Jambi, jambiaktual.co.id Mediasi antara Winda Irzalina dan anggota DPRD Provinsi Jambi dari Partai Keadilan Sejahtera (PKS), Rendra Ramadhan Usman, yang berlangsung di Mapolda Jambi pada Senin (14/7), kembali menemui jalan buntu. Polemik terkait hak asuh anak belum juga menemukan titik terang.
Dalam pertemuan yang difasilitasi oleh pihak kepolisian tersebut, Rendra melalui kuasa hukumnya bersikeras menawarkan skema hak asuh anak dibagi 15 hari bersama ayah dan 15 hari bersama ibu, dengan pembiayaan pun dibagi bergilir: 15 hari oleh Rendra dan sisanya oleh Winda.
Namun, Winda Irzalina dengan tegas menolak pola tersebut. Ia menilai sistem tersebut tidak hanya menyulitkan anak secara psikologis, tetapi juga tidak sejalan dengan norma hukum dan keadilan yang berlaku, khususnya bagi anak yang masih kecil dan membutuhkan sosok ibu secara utuh.
Sebagaimana ditegaskan dalam Pasal 105 Kompilasi Hukum Islam (KHI):
“Dalam hal terjadinya perceraian:
a. Pemeliharaan anak yang belum mumayyiz atau belum berumur 12 tahun adalah hak ibunya
b. Pemeliharaan anak yang sudah mumayyiz diserahkan kepada anak untuk memilih di antara ayah atau ibunya sebagai pemegang hak asuh
c. Biaya pemeliharaan ditanggung oleh ayah.”

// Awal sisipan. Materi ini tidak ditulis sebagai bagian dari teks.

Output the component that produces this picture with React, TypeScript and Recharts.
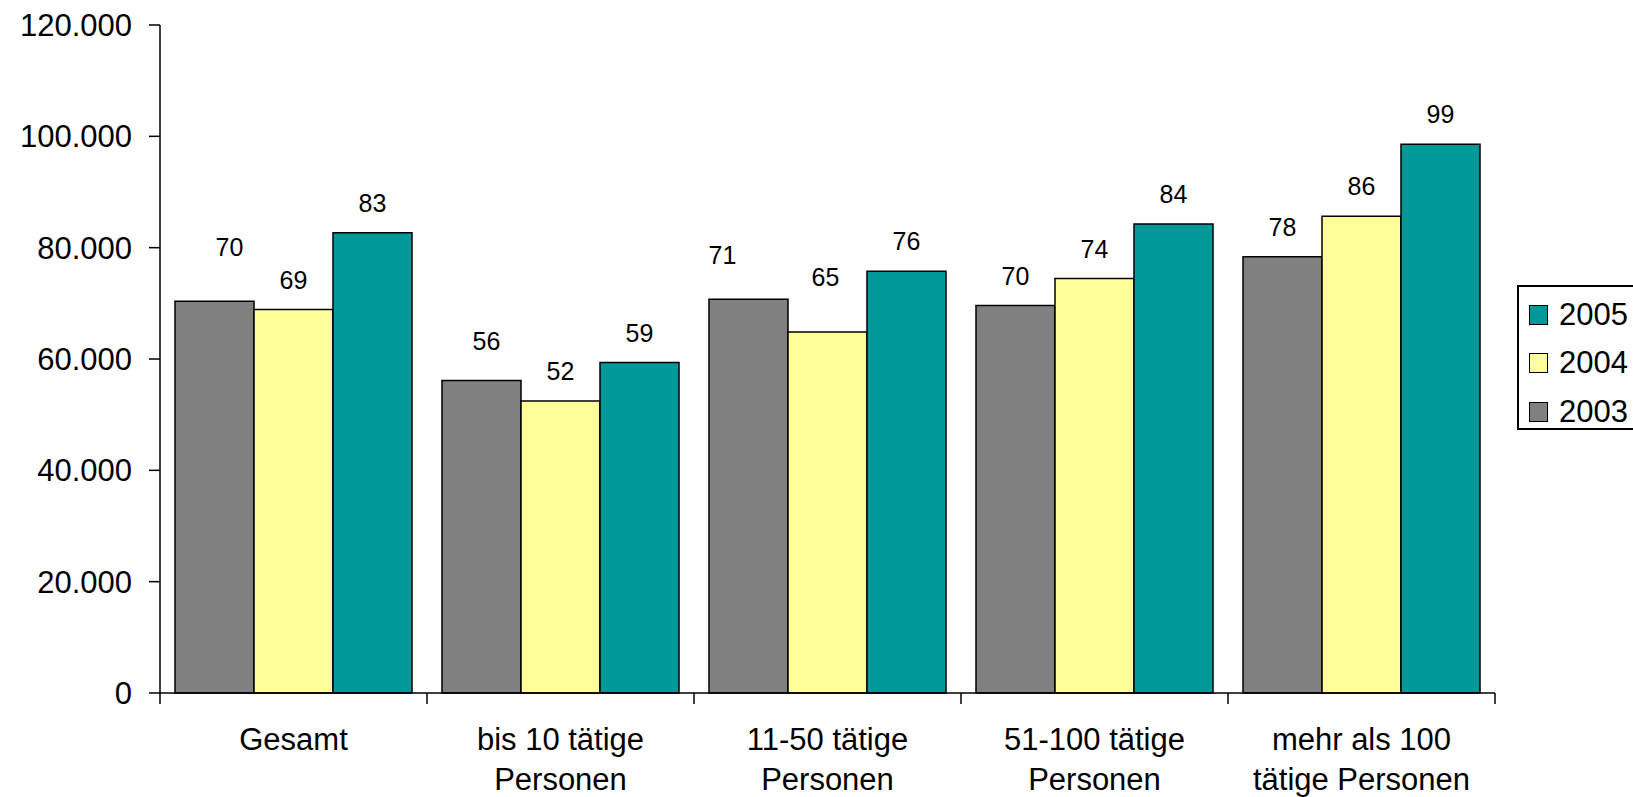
import React from 'react';
import { BarChart, Bar, XAxis, YAxis } from 'recharts';

const categories = [
  'Gesamt',
  'bis 10 tätige\nPersonen',
  '11-50 tätige\nPersonen',
  '51-100 tätige\nPersonen',
  'mehr als 100\ntätige Personen',
];
const values2003 = [70360, 56120, 70720, 69590, 78390];
const values2004 = [68870, 52450, 64850, 74440, 85630];
const values2005 = [82700, 59350, 75750, 84250, 98600];
const yTicks = [0, 20000, 40000, 60000, 80000, 100000, 120000];
const seriesKeys = ['s2003', 's2004', 's2005'];
const seriesNames = ['2003', '2004', '2005'];
const seriesColors = ['#808080', '#FFFF99', '#009999'];

const data = categories.map((c, i) => ({
  category: c,
  s2003: values2003[i],
  s2004: values2004[i],
  s2005: values2005[i],
}));

const FONT = '"Liberation Sans", Arial, sans-serif';
const W = 1633;
const H = 797;
const PLOT_LEFT = 160;
const PLOT_RIGHT_MARGIN = 138;
const BAND = (W - PLOT_LEFT - PLOT_RIGHT_MARGIN) / categories.length;

// manual label nudges (as in the original chart)
const labelNudge: Record<string, { dx: number; lift: number }> = {
  's2003-0': { dx: 15, lift: 24 },
  's2003-1': { dx: 5, lift: 10 },
  's2003-2': { dx: -26, lift: 14 },
  's2004-2': { dx: -2, lift: 25 },
};

const fmt = (v: number) => String(v).replace(/\B(?=(\d{3})+(?!\d))/g, '.');

const makeLabel = (key: string) => (props: any) => {
  const { x, y, width, value, index } = props;
  const n = labelNudge[`${key}-${index}`] || { dx: 0, lift: 0 };
  return (
    <text
      x={Number(x) + Number(width) / 2 + n.dx}
      y={Number(y) - 21 - n.lift}
      textAnchor="middle"
      fontSize={25}
      fontFamily={FONT}
      fill="#000"
    >
      {Math.round(Number(value) / 1000)}
    </text>
  );
};

const XTick = (props: any) => {
  const { x, y, payload, index } = props;
  const lines = String(payload.value).split('\n');
  const axisY = y;
  return (
    <g>
      <line x1={x - BAND / 2} x2={x - BAND / 2} y1={axisY} y2={axisY + 11} stroke="#000" strokeWidth={1.5} />
      {index === categories.length - 1 && (
        <line x1={x + BAND / 2} x2={x + BAND / 2} y1={axisY} y2={axisY + 11} stroke="#000" strokeWidth={1.5} />
      )}
      <text x={x} y={axisY + 57} textAnchor="middle" fontSize={31} fontFamily={FONT} fill="#000">
        {lines.map((l, i) => (
          <tspan key={i} x={x} dy={i === 0 ? 0 : 40}>
            {l}
          </tspan>
        ))}
      </text>
    </g>
  );
};

const legendOrder = [2, 1, 0];

export default function App() {
  return (
    <div style={{ position: 'absolute', left: 0, top: 0, width: W, height: H, overflow: 'hidden', background: '#fff' }}>
      <BarChart
        width={W}
        height={H}
        data={data}
        margin={{ top: 25, right: PLOT_RIGHT_MARGIN, bottom: 0, left: 0 }}
        barCategoryGap={15}
        barGap={0}
      >
        <YAxis
          width={PLOT_LEFT}
          domain={[0, 120000]}
          ticks={yTicks}
          interval={0}
          tickFormatter={fmt}
          axisLine={{ stroke: '#000', strokeWidth: 1.5 }}
          tickLine={{ stroke: '#000', strokeWidth: 1.5 }}
          tickSize={11}
          tickMargin={17}
          tick={{ fill: '#000', fontSize: 31, fontFamily: FONT }}
        />
        <XAxis
          dataKey="category"
          height={104}
          interval={0}
          tickLine={false}
          tickSize={0}
          tickMargin={0}
          axisLine={{ stroke: '#000', strokeWidth: 1.5 }}
          tick={<XTick />}
        />
        {seriesKeys.map((k, i) => (
          <Bar
            key={k}
            dataKey={k}
            name={seriesNames[i]}
            fill={seriesColors[i]}
            stroke="#000"
            strokeWidth={1.5}
            isAnimationActive={false}
            label={makeLabel(k)}
          />
        ))}
      </BarChart>
      <div
        style={{
          position: 'absolute',
          left: 1517,
          top: 285,
          width: 130,
          height: 145,
          border: '2px solid #000',
          boxSizing: 'border-box',
          background: '#fff',
        }}
      >
        {legendOrder.map((si, row) => (
          <div key={si} style={{ position: 'absolute', left: 0, top: 27.5 + row * 48.5 - 20, height: 40, width: 130 }}>
            <div
              style={{
                position: 'absolute',
                left: 10,
                top: 10,
                width: 19,
                height: 20,
                boxSizing: 'border-box',
                border: '1.5px solid #000',
                background: seriesColors[si],
              }}
            />
            <div
              style={{
                position: 'absolute',
                left: 40,
                top: 0,
                height: 40,
                lineHeight: '40px',
                fontSize: 31,
                fontFamily: FONT,
                color: '#000',
                whiteSpace: 'nowrap',
              }}
            >
              {seriesNames[si]}
            </div>
          </div>
        ))}
      </div>
    </div>
  );
}
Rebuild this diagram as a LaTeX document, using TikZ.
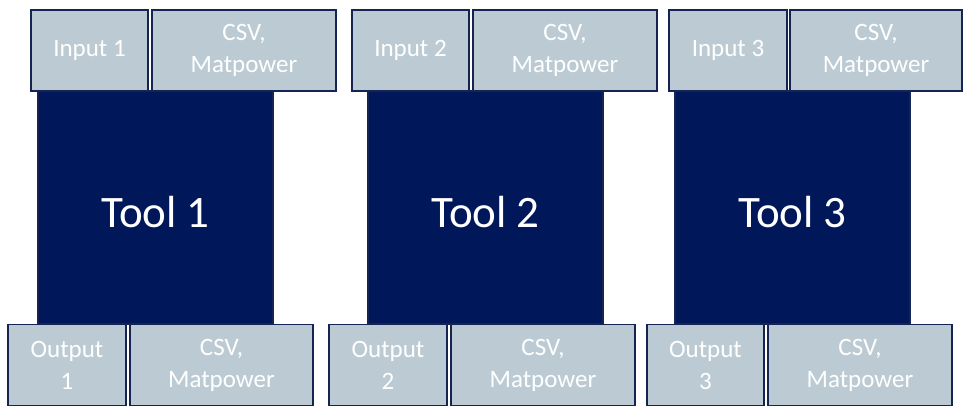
\documentclass[tikz,border=0pt]{standalone}
\usepackage{fontspec}
\setmainfont{Carlito}
\usepackage{xcolor}
\usepackage{tikz}
\usetikzlibrary{positioning}

\definecolor{navyfill}{RGB}{0,23,90}
\definecolor{navyline}{RGB}{22,36,84}
\definecolor{greyblue}{RGB}{188,203,211}

\begin{document}
\begin{tikzpicture}[x=1pt, y=-1pt,
    toolblock/.style={rectangle, draw=navyline, fill=navyfill, line width=1.2pt, inner sep=0pt, minimum width=235pt, minimum height=233pt, text height=40pt, text depth=0pt, text=white, font=\fontsize{45}{54}\selectfont},
    ioblock/.style={rectangle, draw=navyline, fill=greyblue, line width=1.5pt, inner sep=0pt, minimum height=81pt, text=white, align=center, font=\fontsize{25}{32}\selectfont}]
    \useasboundingbox (0,0) rectangle (964,406);

    % Tool 1
    \node[toolblock] (tool1) at (155.5,207.5) {Tool 1};
    \node[ioblock, minimum width=117pt] (in1) at (89.5,50.5) {Input 1};
    \node[ioblock, minimum width=184pt] (csvin1) at (244,50.5) {CSV,\\Matpower};
    \node[ioblock, minimum width=118pt] (out1) at (67,365) {Output\\1};
    \node[ioblock, minimum width=183pt] (csvout1) at (221.5,365) {CSV,\\Matpower};

    % Tool 2
    \node[toolblock] (tool2) at (485.5,207.5) {Tool 2};
    \node[ioblock, minimum width=117pt] (in2) at (410.5,50.5) {Input 2};
    \node[ioblock, minimum width=184pt] (csvin2) at (565,50.5) {CSV,\\Matpower};
    \node[ioblock, minimum width=118pt] (out2) at (388,365) {Output\\2};
    \node[ioblock, minimum width=184pt] (csvout2) at (543,365) {CSV,\\Matpower};

    % Tool 3
    \node[toolblock] (tool3) at (792.5,207.5) {Tool 3};
    \node[ioblock, minimum width=118pt] (in3) at (728,50.5) {Input 3};
    \node[ioblock, minimum width=172pt] (csvin3) at (876,50.5) {CSV,\\Matpower};
    \node[ioblock, minimum width=117pt] (out3) at (705.5,365) {Output\\3};
    \node[ioblock, minimum width=184pt] (csvout3) at (860,365) {CSV,\\Matpower};
\end{tikzpicture}
\end{document}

Dalam konteks ini, anak yang dimaksud masih berada dalam usia di bawah 12 tahun, sehingga secara hukum, hak asuh mutlak berada pada ibunya, Winda Irzalina. Sementara pembiayaan sepenuhnya seharusnya menjadi tanggung jawab ayah biologis, dalam hal ini Rendra Ramadhan Usman.
Winda juga menegaskan bahwa perjuangannya bukan semata demi dirinya, melainkan demi kenyamanan, stabilitas emosional, dan pertumbuhan anak yang sehat secara psikologis. “Saya hanya ingin anak saya hidup tenang, tidak dibolak-balik setiap 15 hari seperti barang titipan. Apalagi dia masih kecil dan sangat butuh pelukan ibunya,” ungkap Winda usai mediasi.
Keteguhan Winda didukung sejumlah aktivis perlindungan perempuan dan anak di Jambi yang menyayangkan sikap Rendra sebagai pejabat publik yang seharusnya menjadi contoh dalam menegakkan hukum, bukan mencari celah untuk menghindari tanggung jawab sebagai ayah.
Publik kini menantikan keberpihakan hukum dalam perkara ini. Apakah keadilan akan berpihak kepada hak-hak dasar anak dan ibunya, atau justru dikebiri oleh ego kekuasaan dan manipulasi aturan?